Nico Chasin

Personal information
- Born: September 19, 2006 (age 19) New York City, U.S.

Chess career
- Country: United States
- Title: Grandmaster (2026)
- FIDE rating: 2479 (July 2026)
- Peak rating: 2524 (January 2026)

= Nico Chasin =

American chess grandmaster (born 2006)

Nico Werner Chasin (born September 19, 2006) is an American chess grandmaster.

==Chess career==
In July 2017, he won the under-12 section of the Panamerican Chess Festival, defeating Sion Radamantys Galaviz Medina on tiebreak scores.

In January 2019, he won the Junior High section of the New York Scholastic Team and Individual Chess Championships.

In August 2021, he won the U18 blitz section of the North American Youth Chess Championship with a perfect score of 10/10.
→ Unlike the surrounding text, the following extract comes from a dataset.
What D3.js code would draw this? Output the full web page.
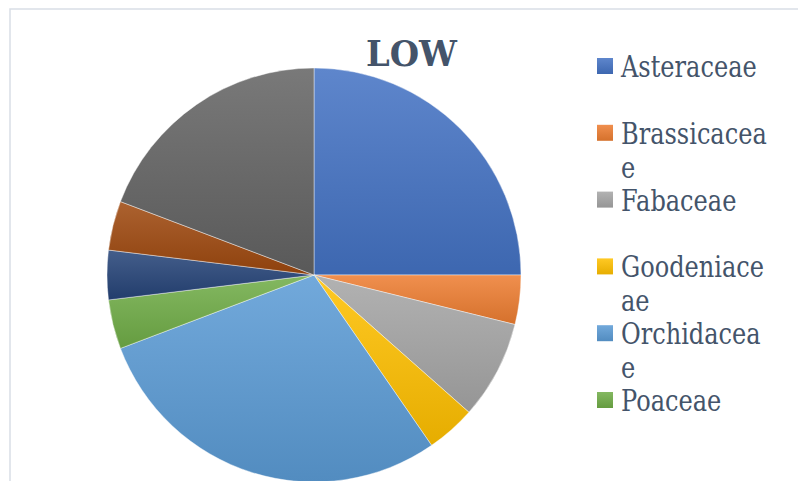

In April 2022, he tied for first place with Arthur Guo, Vishnu Vanapalli, Gus Huston, Anthony He, Bijan Tahmassebi, and Advaith Karthik in the U.S. High School Championship, but was ranked in 6th place after tiebreak scores.

In July 2022, he won the U.S. Cadet Championship, 1.5 points ahead of runner-up Arthur Guo.

In November 2024, he was the top American player in the World Youth Chess Championship, tying for 5th place with a score of 7.5/11.

On 3 December 2025, he earned his final grandmaster norm at the XTX Markets London Chess Classic Open with a performance rating of 2608, becoming GM-elect as he had already reached the 2500 rating requirement.

==Personal life==
He attended the Columbia Grammar & Preparatory School and is attending the University of Chicago.